What were the young musicians playing?
“Probably our own music, we used to have listening sessions in the front-room, arguing over mixes.”
So Rocky, now immortalised in Bell X1 song and folklore, never really cared much for their music?
“Yeah…” Paul chuckles as his gaze drops. “The grand irony of it all.”
Bell X1’s path through troubled times has been comparatively smooth. The frontman admits they arrived at just the right moment to be carving out a career in the business, and when you throw graft and talent into the mix, the result is a band with a strong infrastructure in 2012, content and coping in a fraught industry, earning a living from what they love. Paul tells of Bell X1 being a “hub from which side-projects spring, which is healthy” and confirms his plans to release an album of pared back collaborations this year with female vocalists like Martha Wainwright, Joan Wasser and Gemma Hayes (“I’ve reached out to people like Emmylou Harris as well,” he adds, “Gone for long shots to see what happens). Time management is more of an issue these days with kids to take care of, and he confides that he’s strongly considering keeping office hours a la Nick Cave. Would the prospect of starting out today be a daunting one?
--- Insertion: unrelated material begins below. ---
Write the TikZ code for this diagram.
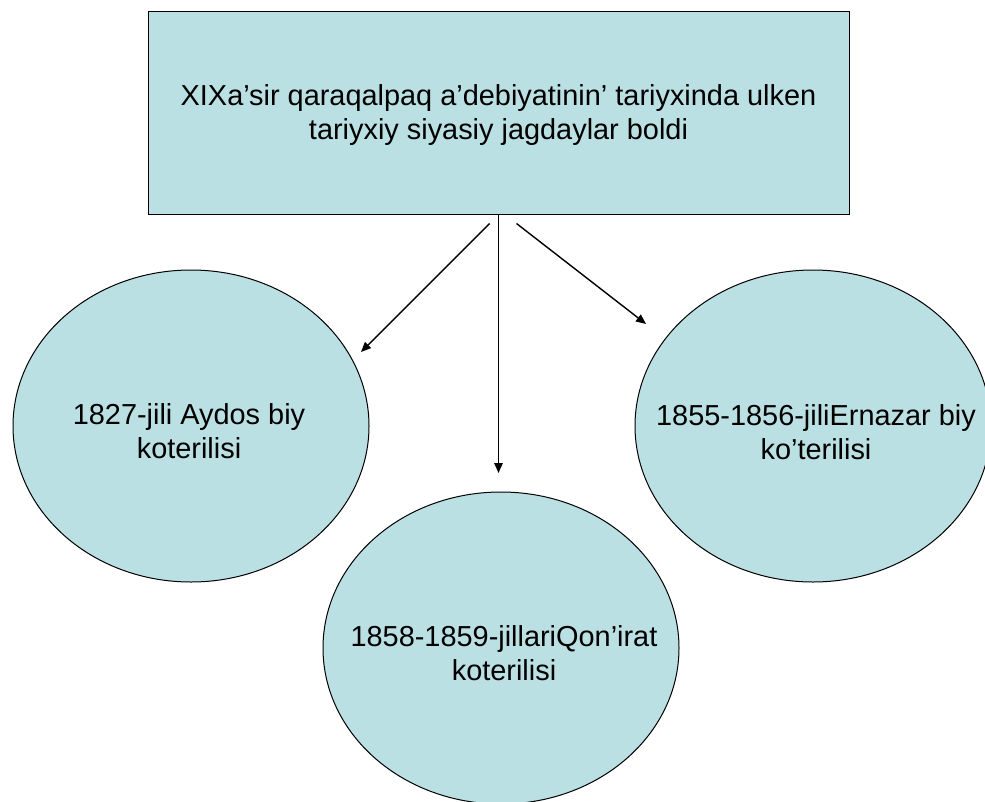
\documentclass[tikz,border=0pt]{standalone}
\usepackage{fontspec}
\setmainfont{Liberation Sans}
\usetikzlibrary{shapes.geometric,arrows.meta}
\definecolor{boxfill}{RGB}{187,224,227}
\tikzset{
  shapebox/.style={draw=black,line width=1pt,fill=boxfill},
  topbox/.style={shapebox,rectangle,minimum width=701pt,minimum height=203pt,inner sep=0pt},
  oval/.style={shapebox,ellipse,minimum width=356pt,minimum height=312pt,inner sep=0pt},
  ovaltext/.style={align=center,font=\fontsize{28.9}{34}\selectfont,inner sep=0pt},
  arr/.style={line width=1.4pt,-{Triangle[length=10pt,width=8.5pt]}}
}
\begin{document}
\begin{tikzpicture}[x=1pt,y=-1pt]
\useasboundingbox (0,0) rectangle (985,801);
\node[topbox] (r) at (498.5,112.5) {};
\node[ovaltext] (rt) at (498.5,115.5) {XIXa’sir qaraqalpaq a’debiyatinin’ tariyxinda ulken\\tariyxiy siyasiy jagdaylar boldi};
\node[oval] (el) at (191,426) {};
\node[ovaltext] (tl) at (189,431) {1827-jili Aydos biy\\koterilisi};
\node[oval] (em) at (501,648) {};
\node[ovaltext] (tmid) at (504,653) {1858-1859-jillariQon’irat\\koterilisi};
\node[oval] (er) at (813,426) {};
\node[ovaltext] (tr) at (816,432) {1855-1856-jiliErnazar biy\\ko’terilisi};
\coordinate (al) at (361,352);
\coordinate (ar) at (646,324);
\coordinate (am) at (498.5,473);
\draw[arr] ([shift={(-9,9)}]r.south) -- (al);
\draw[arr] (r.south) -- (am);
\draw[arr] ([shift={(18,9)}]r.south) -- (ar);
\end{tikzpicture}
\end{document}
“Yeah,” he admits. “I think we were very much aided by the optimism and buoyancy that was around Ireland in general when we began. And it definitely has darkened. I think bands are a lot more self-sufficient now though in terms of production, everyone can make their own recordings. Listening to Little Green Cars’ stuff, they recorded most of that themselves and it sounds great, it has real character. That’s been a big positive in the last ten years, the recording process has really been demystified. But in terms of making a career… it’s a really interesting time in terms of disseminating the work. It’s anarchy in lots of ways.”
Could he imagine having ever done anything else?
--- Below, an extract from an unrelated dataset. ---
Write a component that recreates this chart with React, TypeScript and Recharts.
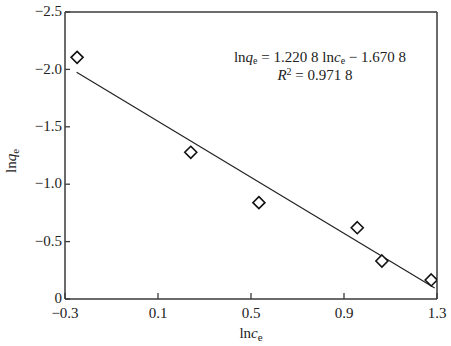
import React from 'react';
import { ScatterChart, Scatter, XAxis, YAxis, ReferenceLine, Customized } from 'recharts';

const lnCe = [-0.248, 0.241, 0.534, 0.957, 1.063, 1.275];
const lnQe = [-2.105, -1.278, -0.839, -0.621, -0.331, -0.166];

// fitted line end points
const fitX = [-0.25, 1.29];
const fitY = [-1.975, -0.096];

const xTicks = [-0.3, 0.1, 0.5, 0.9, 1.3];
const xTickLabels = ['\u22120.3', '0.1', '0.5', '0.9', '1.3'];
const yTicks = [-2.5, -2.0, -1.5, -1.0, -0.5, 0];
const yTickLabels = ['\u22122.5', '\u22122.0', '\u22121.5', '\u22121.0', '\u22120.5', '0'];

const points = lnCe.map((x, i) => ({ x, y: lnQe[i] }));
const fitLine = fitX.map((x, i) => ({ x, y: fitY[i] }));

const FONT = '"Liberation Serif", "Times New Roman", serif';
const AXIS = '#3a3a3a';

const XTick = (props: any) => {
  const { x, y, payload } = props;
  const idx = xTicks.indexOf(payload.value);
  return (
    <g>
      <line x1={x} x2={x} y1={y} y2={y - 6} stroke={AXIS} strokeWidth={1.3} />
      <text x={x} y={y + 19} textAnchor="middle" fontFamily={FONT} fontSize={15} fill="#222">
        {xTickLabels[idx]}
      </text>
    </g>
  );
};

const YTick = (props: any) => {
  const { x, y, payload } = props;
  const idx = yTicks.indexOf(payload.value);
  return (
    <g>
      <line x1={x} x2={x + 5} y1={y} y2={y} stroke={AXIS} strokeWidth={1.3} />
      <text x={x - 3} y={y - 1} dy="0.35em" textAnchor="end" fontFamily={FONT} fontSize={15} fill="#222">
        {yTickLabels[idx]}
      </text>
    </g>
  );
};

const Diamond = (props: any) => {
  const { cx, cy } = props;
  const r = 6;
  return (
    <polygon
      points={`${cx},${cy - r} ${cx + r},${cy} ${cx},${cy + r} ${cx - r},${cy}`}
      fill="#fff"
      stroke="#111"
      strokeWidth={1.6}
    />
  );
};

const Texts = () => (
  <g fontFamily={FONT} fill="#222">
    <text x={320} y={62} textAnchor="middle" fontSize={15}>
      ln<tspan fontStyle="italic">q</tspan>
      <tspan fontSize={10} dy={2}>e</tspan>
      <tspan dy={-2}> = 1.220 8 ln</tspan>
      <tspan fontStyle="italic">c</tspan>
      <tspan fontSize={10} dy={2}>e</tspan>
      <tspan dy={-2}> {'\u2212'} 1.670 8</tspan>
    </text>
    <text x={315} y={80} textAnchor="middle" fontSize={15}>
      <tspan fontStyle="italic">R</tspan>
      <tspan fontSize={10} dy={-5}>2</tspan>
      <tspan dy={5}> = 0.971 8</tspan>
    </text>
    <text x={251} y={338} textAnchor="middle" fontSize={15}>
      ln<tspan fontStyle="italic">c</tspan>
      <tspan fontSize={11} dy={3}>e</tspan>
    </text>
    <text transform="translate(16,161) rotate(-90)" textAnchor="middle" fontSize={15}>
      ln<tspan fontStyle="italic">q</tspan>
      <tspan fontSize={11} dy={3}>e</tspan>
    </text>
  </g>
);

export default function App() {
  return (
    <div style={{ position: 'absolute', left: 0, top: 0, background: '#fff' }}>
      <ScatterChart width={451} height={346} margin={{ top: 12, right: 14, left: 5, bottom: 7 }}>
        <XAxis
          type="number"
          dataKey="x"
          domain={[-0.3, 1.3]}
          ticks={xTicks}
          tick={<XTick />}
          tickSize={0}
          tickMargin={0}
          tickLine={false}
          height={40}
          axisLine={{ stroke: AXIS, strokeWidth: 1.5 }}
          allowDataOverflow
        />
        <YAxis
          type="number"
          dataKey="y"
          domain={[-2.5, 0]}
          reversed
          ticks={yTicks}
          tick={<YTick />}
          tickSize={0}
          tickMargin={0}
          tickLine={false}
          width={60}
          axisLine={{ stroke: AXIS, strokeWidth: 1.5 }}
          allowDataOverflow
        />
        <ReferenceLine y={-2.5} stroke={AXIS} strokeWidth={1.5} />
        <ReferenceLine x={1.3} stroke={AXIS} strokeWidth={1.5} />
        <Scatter
          data={fitLine}
          line={{ stroke: '#222', strokeWidth: 1.2 }}
          shape={() => <g />}
          isAnimationActive={false}
        />
        <Scatter data={points} shape={<Diamond />} isAnimationActive={false} />
        <Customized component={Texts} />
      </ScatterChart>
    </div>
  );
}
“No, not now. When I was 16 I went crazy about Formula 1 and I wanted to work for one of the teams, be the dude in the pitlanes with headphones, looking at computer screens. Which is why I did a computer engineering college. But I can’t relate to that at all now. So who knows? A lighthouse keeper, maybe.”
Ships passing in the night. Navigating journeys, illuminating hazards along the way. A most romantic aid. What we’ve come to expect from Bell X1.
Bell X1 play the Music Show in the RDS, Dublin on Saturday February 25.